Since coming to power in 2000, Mr. Putin has reined in the independent press, curtailed the power of regional governors, and transformed Russia’s once-fiesty Parliament into a docile rubber-stamp of Kremlin policy.
Critics, including Secretary of State Powell earlier this year, have warned that Russia appears to be backsliding on democracy.
The opposition Yabloko party, once a strong voice of dissent in the Duma but now without any seats, said in a statement that Mr. Putin is destroying the final vestiges of democracy in Russia by “taking away the right of citizens to elect their representatives.”
“The last links in the system of checks and balances, which have prevented an excessive concentration of power in one pair of hands, are being abolished,” the party said. The Communist Party leader, Gennady Zyuganov, warned that Mr. Putin is trying to transform himself into a modern-day czar.
“The will of a single person is being imposed on the whole of society,” Mr. Zyuganov said. “What he is looking for is the usurping of power.”
Mr. Putin yesterday promised to create a new institution – the Public Chamber – that will be charged with strengthening public oversight of the government and law enforcement agencies. He provided no further details.

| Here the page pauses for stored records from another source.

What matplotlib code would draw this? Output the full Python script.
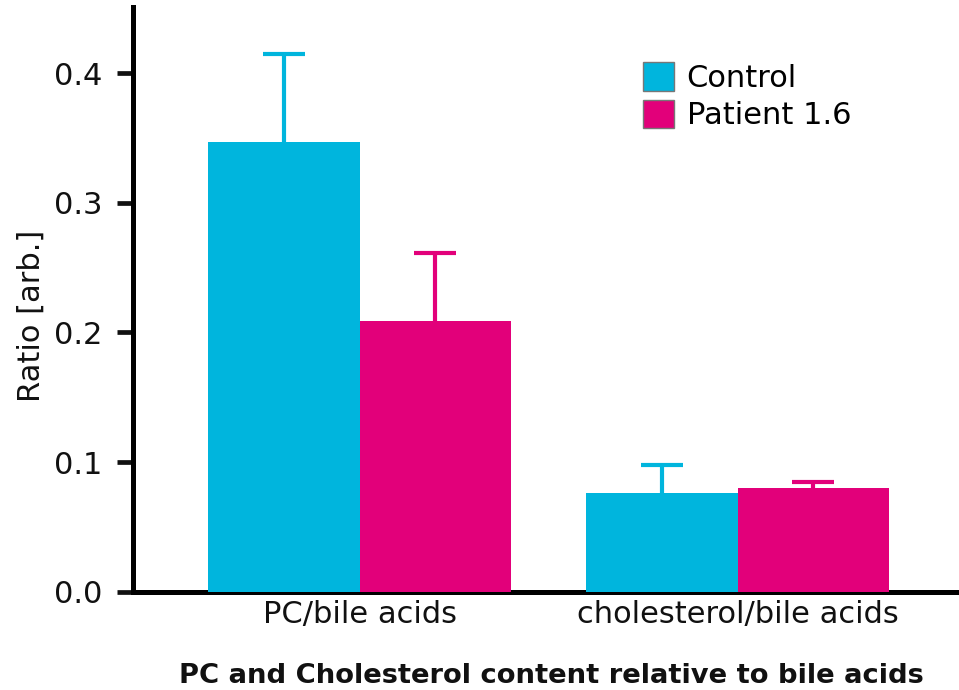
import matplotlib
matplotlib.use("Agg")
import matplotlib.pyplot as plt
import numpy as np
from matplotlib.patches import Patch

# Data
categories = ["PC/bile acids", "cholesterol/bile acids"]
series_names = ["Control", "Patient 1.6"]
control_means = [0.347, 0.076]
control_err = [0.068, 0.022]
patient_means = [0.209, 0.080]
patient_err = [0.0525, 0.0046]
y_ticks = [0.0, 0.1, 0.2, 0.3, 0.4]
y_tick_labels = ["0.0", "0.1", "0.2", "0.3", "0.4"]

cyan = "#00B5DD"
magenta = "#E2007A"
ink = "#111111"

plt.rcParams["font.family"] = ["DejaVu Sans"]

fig = plt.figure(figsize=(9.59, 6.90), dpi=100)
ax = fig.add_axes([0.1384, 0.1425, 0.8616, 0.8478])

x = np.arange(len(categories))
width = 0.402

for offset, means, errs, color in [(-width / 2, control_means, control_err, cyan),
                                   (width / 2, patient_means, patient_err, magenta)]:
    pos = x + offset
    ax.bar(pos, means, width=width, color=color, zorder=3, linewidth=0)
    _, caps, bars = ax.errorbar(pos, means, yerr=[np.zeros(len(errs)), errs],
                                fmt="none", ecolor=color, elinewidth=3.0,
                                capsize=15.4, capthick=3.0, zorder=2)
    caps[0].set_visible(False)

ax.set_xlim(-0.6, 1.586)
ax.set_ylim(0, 0.4514)
ax.set_yticks(y_ticks)
ax.set_yticklabels(y_tick_labels)
ax.set_xticks(x)
ax.set_xticklabels(categories)

for side in ["top", "right"]:
    ax.spines[side].set_visible(False)
ax.spines["left"].set_linewidth(3.6)
ax.spines["bottom"].set_linewidth(3.6)
ax.tick_params(axis="y", length=11.5, width=3.4, pad=10, labelsize=22, colors=ink)
ax.tick_params(axis="x", length=0, pad=6, labelsize=22, colors=ink)

fig.text(551 / 959, 1 - 683 / 690, "PC and Cholesterol content relative to bile acids",
         ha="center", va="baseline", fontsize=19.7, fontweight="bold", color=ink)
fig.text(31 / 959, 1 - 402 / 690, "Ratio [arb.]", rotation=90, ha="center", va="bottom",
         fontsize=22, color=ink)

handles = [Patch(facecolor=cyan, edgecolor="#777777", linewidth=1.0),
           Patch(facecolor=magenta, edgecolor="#777777", linewidth=1.0)]
ax.legend(handles, series_names, loc="upper left", bbox_to_anchor=(0.603, 0.926),
          frameon=False, fontsize=22, handlelength=1.02, handleheight=1.05,
          handletextpad=0.4, labelspacing=0.22, borderaxespad=0)

fig.savefig("out.png", dpi=100)
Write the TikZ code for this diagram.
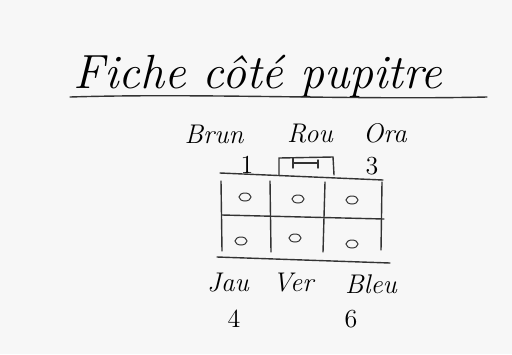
\documentclass[tikz,border=0pt]{standalone}
\usepackage{tikz}
\usetikzlibrary{positioning, calc}

\begin{document}
\begin{tikzpicture}[
    x=0.5pt, y=-0.5pt,
    label/.style={font=\itshape\fontsize{13.5}{16}\selectfont, inner sep=0pt, anchor=base},
    num/.style={font=\fontsize{13}{15}\selectfont, inner sep=0pt, anchor=base},
    pen/.style={draw=black!80, line width=0.7pt, line cap=round},
    hole/.style={pen, line width=0.5pt}
]
    \useasboundingbox[fill=black!3] (0,0) rectangle (512,354);

    % Title
    \node[font=\itshape\fontsize{24}{28}\selectfont, inner sep=0pt, anchor=base] (title) at (258,88) {Fiche côté pupitre};
    \draw[pen] (70,97) .. controls (200,93) and (350,100) .. (487,97);

    % Top labels
    \node[label] (brun) at (214,143) {Brun};
    \node[label] (rou) at (310,142) {Rou};
    \node[label] (ora) at (385,142) {Ora};
    \node[num] (un) at (247,173) {1};
    \node[num] (trois) at (372,174) {3};

    % Connector sketch
    \draw[pen] (279,175) -- (279,158) -- (333,157) -- (334,175);
    \draw[pen] (293,158) -- (293,168) (293,163) -- (318,163) (318,160) -- (318,168);

    % Switch grid
    \draw[pen] (220,173) -- (383,180);
    \draw[pen] (221,181) -- (222,251);
    \draw[pen] (270,181) -- (271,252);
    \draw[pen] (325,182) -- (323,252);
    \draw[pen] (382,182) -- (381,250);
    \draw[pen] (222,215) -- (384,219);
    \draw[pen] (217,257) -- (390,263);

    % Holes
    \foreach \cx/\cy in {245/197, 298/199, 352/200, 241/241, 295/238, 352/244}
        \draw[hole] (\cx,\cy) ellipse (6 and 4);

    % Bottom labels
    \node[label] (jau) at (228,291) {Jau};
    \node[label] (ver) at (293,291) {Ver};
    \node[label] (bleu) at (371,293) {Bleu};
    \node[num] (quatre) at (234,327) {4};
    \node[num] (six) at (351,327) {6};
\end{tikzpicture}
\end{document}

Mr. Putin, a former KGB spy, has defended his moves to consolidate power as necessary steps toward ending bureaucracy and corruption, which he says are responsible for security lapses.
“The fight against terror is our shared duty and it requires the mobilization of all the resources of the state,” he said yesterday.
Mr. Putin also said official corruption that helped terrorists – such as the issuing of false identity documents “leading to grave consequences” – would be severely punished.
Corruption is believed to have played a role in allowing 30 hostage-takers to seize a school packed with more than 1,000 children, parents, and teachers in the southern Russian town of Beslan on September 1.The crisis ended in a bloodbath as Russian security forces stormed the school while hostages ran screaming into the streets. More than 330 people, including scores of children, were killed.
That attack came the day after a female suicide bomber killed herself and 10 others outside a Moscow subway station and a week after explosions downed two Russian planes almost simultaneously, killing 90 people.
All of the attacks have been blamed on separatists from the southern Muslim republic of Chechnya, where Russian forces have fought two bloody wars against rebels. Mr. Putin has refused to negotiate with separatist leaders, saying they are part of international terrorist networks and have links with Al Qaeda.